Gregory Urquiaga / UC Davis

Professor Christopher Reynolds savors the Jimi Hendrix-replica guitar cake he was given for winning UC Davis' top teaching award.

UC Davis teaching award a noteworthy achievement for professor

Published: Saturday, Mar. 9, 2013 - 12:00 am | Page 1B

Christopher Reynolds is not your average music fan. He holds a doctorate in Renaissance music from Princeton, sings choral music and owns a life-size cutout of Elvis Presley.

But most importantly, he is a professor of musicology at UC Davis and has a penchant for teaching the subject to students.

On Friday, Reynolds was lecturing in his History of Rock class when university Chancellor Linda P.B. Katehi showed up to surprise him with the school's top teaching award – the UC Davis Prize for Undergraduate Teaching and Scholarly Achievement.

"My head started spinning," Reynolds said later in an interview. "I was surprised, but I knew something was afoot when two cameramen showed up to my class."

Katehi offered the professor a flaming guitar cake for winning the honor. But the real award comes later, in the form of a $45,000 check.

The award is touted as the largest of its kind in the country and is funded by donations to the UC Davis Foundation.

"He has a gift for connecting with his students by encouraging them to find their own approach to the material discussed in class and inspiring them to think critically about music," Katehi said, while presenting the award.

At a school known for its science and engineering programs, giving the honor to a faculty member in the arts and humanities came as a surprise.

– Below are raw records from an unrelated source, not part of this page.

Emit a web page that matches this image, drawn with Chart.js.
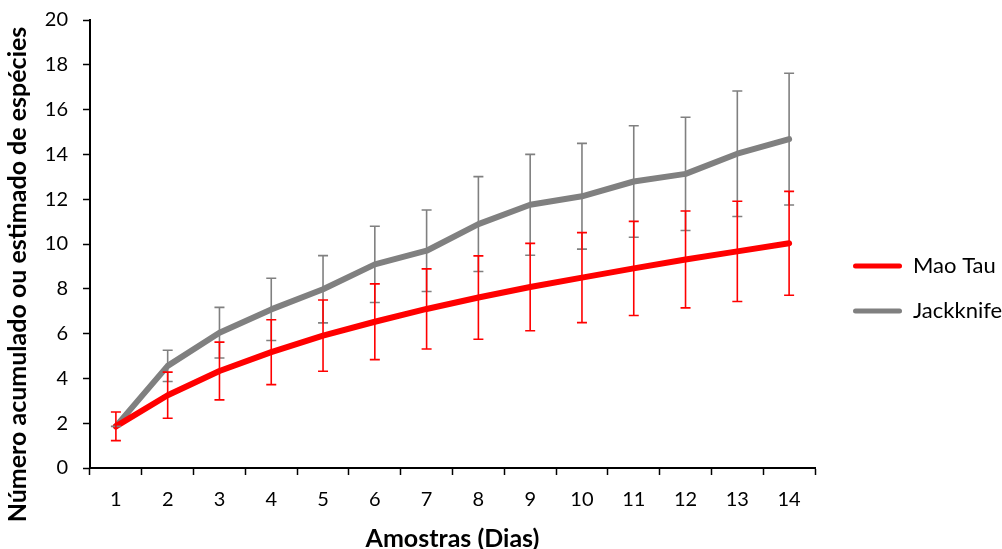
<!DOCTYPE html>
<html><head><meta charset="utf-8">
<script src="https://cdn.jsdelivr.net/npm/chart.js@4"></script>
<style>html,body{margin:0;padding:0;background:#fff}#wrap{width:1002px;height:549px}</style>
</head><body><div id="wrap"><canvas id="c" width="1002" height="549"></canvas></div>
<script>
const categories = ['1','2','3','4','5','6','7','8','9','10','11','12','13','14'];
const maoTau = [1.86, 3.25, 4.33, 5.17, 5.91, 6.53, 7.10, 7.61, 8.08, 8.50, 8.91, 9.31, 9.67, 10.03];
const maoTauErr = [0.64, 1.03, 1.29, 1.45, 1.59, 1.69, 1.79, 1.86, 1.95, 2.01, 2.10, 2.16, 2.24, 2.32];
const jackknife = [1.86, 4.56, 6.04, 7.08, 7.98, 9.09, 9.70, 10.89, 11.75, 12.13, 12.79, 13.13, 14.03, 14.68];
const jackknifeErr = [0, 0.70, 1.13, 1.39, 1.50, 1.70, 1.82, 2.12, 2.25, 2.36, 2.49, 2.53, 2.80, 2.94];
const yMin = 0, yMax = 20, yStep = 2;
const xTitle = 'Amostras (Dias)';
const yTitle = 'Número acumulado ou estimado de espécies';

const FONT = 'Lato';

const errorBars = {
  id: 'errorBars',
  afterDatasetsDraw(chart) {
    const {ctx, scales: {x, y}} = chart;
    const order = chart.data.datasets.map((d, i) => i).reverse();
    order.forEach(di => {
      const ds = chart.data.datasets[di];
      ctx.save();
      ctx.strokeStyle = ds.errorColor;
      ctx.lineWidth = 1.6;
      ds.data.forEach((v, i) => {
        const e = ds.errors[i];
        const px = x.getPixelForValue(i);
        const yt = y.getPixelForValue(v + e);
        const yb = y.getPixelForValue(v - e);
        ctx.beginPath();
        ctx.moveTo(px, yt); ctx.lineTo(px, yb);
        ctx.moveTo(px - 5, yt); ctx.lineTo(px + 5, yt);
        ctx.moveTo(px - 5, yb); ctx.lineTo(px + 5, yb);
        ctx.stroke();
      });
      ctx.restore();
    });
  }
};

new Chart(document.getElementById('c'), {
  type: 'line',
  data: {
    labels: categories,
    datasets: [
      { label: 'Mao Tau', data: maoTau, errors: maoTauErr, borderColor: '#ff0000', backgroundColor: '#ff0000', errorColor: '#ff0000', borderWidth: 6, pointRadius: 0, tension: 0, borderCapStyle: 'round', borderJoinStyle: 'round' },
      { label: 'Jackknife', data: jackknife, errors: jackknifeErr, borderColor: '#808080', backgroundColor: '#808080', errorColor: '#808080', borderWidth: 6, pointRadius: 0, tension: 0, borderCapStyle: 'round', borderJoinStyle: 'round' }
    ]
  },
  options: {
    responsive: false,
    animation: false,
    layout: { autoPadding: false, padding: { top: 0, right: 0, bottom: 0, left: 0 } },
    plugins: {
      tooltip: { enabled: false },
      title: {
        display: true, position: 'left', text: yTitle, color: '#000',
        font: { family: FONT, size: 25, weight: 'bold', lineHeight: 1 },
        padding: { top: 5, bottom: 0 }
      },
      subtitle: {
        display: true, position: 'top', fullSize: false, text: ' ',
        font: { family: FONT, size: 10, lineHeight: 1 },
        padding: { top: 0, bottom: 10 }
      },
      legend: {
        position: 'right',
        align: 'center',
        maxWidth: 172,
        title: { display: true, text: ' ', font: { family: FONT, size: 10, lineHeight: 1 }, padding: { top: 9, bottom: 9 } },
        labels: {
          boxWidth: 49, boxHeight: 5, padding: 23, useBorderRadius: true, borderRadius: 2.5,
          color: '#000', font: { family: FONT, size: 22 },
          generateLabels(chart) {
            const items = Chart.defaults.plugins.legend.labels.generateLabels(chart);
            items.forEach(it => { it.lineWidth = 0; it.strokeStyle = 'rgba(0,0,0,0)'; });
            return items;
          }
        }
      }
    },
    scales: {
      x: {
        type: 'category',
        offset: true,
        grid: { display: true, drawOnChartArea: false, drawTicks: true, tickLength: 7, tickWidth: 1.5, tickColor: '#000', offset: true },
        border: { display: true, color: '#000', width: 2 },
        ticks: { color: '#000', font: { family: FONT, size: 20 }, padding: 13, maxRotation: 0 },
        title: { display: true, text: xTitle, color: '#000', font: { family: FONT, size: 25, weight: 'bold', lineHeight: 0.8 }, padding: { top: 0, bottom: 0 } },
        afterFit(s) { s.height = 81; }
      },
      y: {
        min: yMin, max: yMax,
        grid: { display: true, drawOnChartArea: false, drawTicks: true, tickLength: 7, tickWidth: 1.5, tickColor: '#000' },
        border: { display: true, color: '#000', width: 2 },
        ticks: { stepSize: yStep, color: '#000', font: { family: FONT, size: 20 }, padding: 15 },
        afterFit(s) { s.width = 60; s.paddingTop = 0; s.paddingBottom = 0; }
      },
      yRight: {
        position: 'right',
        display: true,
        grid: { display: false },
        border: { display: false },
        ticks: { display: false },
        afterFit(s) { s.width = 15; s.paddingTop = 0; s.paddingBottom = 0; }
      }
    }
  },
  plugins: [errorBars]
});
</script>
</body></html>
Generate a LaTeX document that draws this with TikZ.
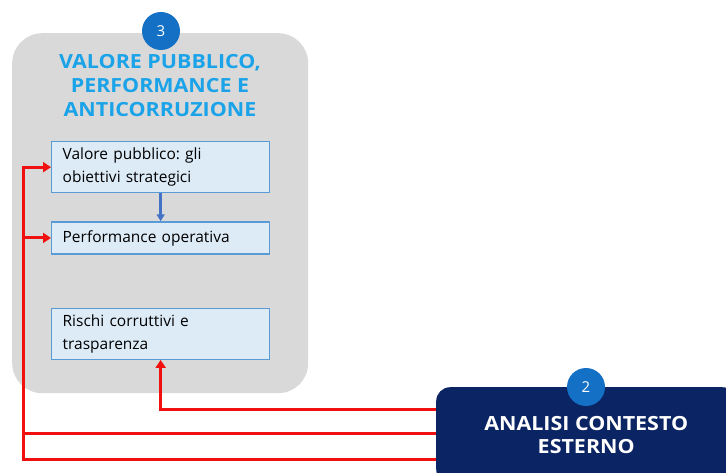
\documentclass[tikz,border=0pt]{standalone}
\usepackage{fontspec}
\setmainfont{Open Sans}
\newfontfamily\headfont{Open Sans}[FakeStretch=1.1]
\usetikzlibrary{positioning, calc, arrows.meta}
\definecolor{panelgray}{HTML}{D9D9D9}
\definecolor{titleblue}{HTML}{1AA3E8}
\definecolor{badgeblue}{HTML}{1470C4}
\definecolor{boxfill}{HTML}{DDEBF7}
\definecolor{boxedge}{HTML}{5B9BD5}
\definecolor{navy}{HTML}{0B2463}
\definecolor{linkred}{HTML}{F01010}
\definecolor{linkblue}{HTML}{4472C4}
\frenchspacing

\begin{document}
\begin{tikzpicture}[x=1pt, y=-1pt,
    every node/.style={inner sep=0pt},
    panel/.style={fill=panelgray, rounded corners=30pt, minimum width=296pt, minimum height=360pt, anchor=north west},
    stepbox/.style={draw=boxedge, fill=boxfill, line width=1.3pt, minimum width=218pt, text width=196pt, align=left, font=\fontsize{15.5}{23}\selectfont},
    badge/.style={circle, fill=badgeblue, text=white, minimum size=38pt, font=\fontsize{15}{17}\selectfont},
    redline/.style={draw=linkred, line width=3pt},
    redarrow/.style={redline, -{Triangle[length=8pt,width=10pt]}},
  ]
    \useasboundingbox (0,0) rectangle (726,473);
    \clip (0,0) rectangle (726,473);

    \node[panel] (panel) at (12,33) {};
    \node[badge] (badge3) at (161,31) {3};
    \node[align=center, text=titleblue, font=\headfont\fontsize{19.5}{24}\selectfont\bfseries] (title) at (160,86)
      {VALORE PUBBLICO,\\PERFORMANCE E\\ANTICORRUZIONE};

    \node[stepbox, minimum height=51pt, anchor=north west] (valore) at (51,141)
      {Valore pubblico: gli\\obiettivi strategici};
    \node[stepbox, minimum height=32pt, below=28pt of valore] (perf) {Performance operativa};
    \node[stepbox, minimum height=51pt, below=53pt of perf] (rischi) {Rischi corruttivi e\\trasparenza};

    \node[fill=navy, rounded corners=14pt, minimum width=300pt, minimum height=96pt, anchor=north west,
      align=center, text=white, font=\headfont\fontsize{19.5}{23}\selectfont\bfseries] (esterno) at (436,387)
      {ANALISI CONTESTO\\ESTERNO};
    \node[badge] (badge2) at (esterno.north -| 586,0) {2};

    \draw[linkblue, line width=2.4pt, -{Triangle[length=7pt,width=8pt]}] (valore) -- (perf);

    \coordinate (out1) at ($(esterno.north west)+(0,22)$);
    \coordinate (out2) at ($(esterno.north west)+(0,46)$);
    \coordinate (out3) at ($(esterno.north west)+(0,72)$);
    \coordinate (rail) at (23,0);

    \draw[redarrow] (out1) -| (rischi.south);
    \draw[redline] (out2) -- (out2 -| rail);
    \draw[redarrow] (out3) -| (rail |- valore.west) -- (valore.west);
    \draw[redarrow] (rail |- perf.west) -- (perf.west);
\end{tikzpicture}
\end{document}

Last year's prize was awarded to soil science professor Randy Dahlgren.

"I'm thrilled that someone from the humanities and arts is getting this, and that it's me," Reynolds said. "It's a big deal."

One of his favorite things about music is how "two versions of a song may give you an opposite impression."

"It forces you to think: why does this version make you think it's a happy song or a depressive song?" said Reynolds, noting that the tune can change everything.

The soft-spoken professor is writing a book about Beethoven to be released in the next few years.

When asked why he won the award, Reynolds said, "I try to communicate my love of music."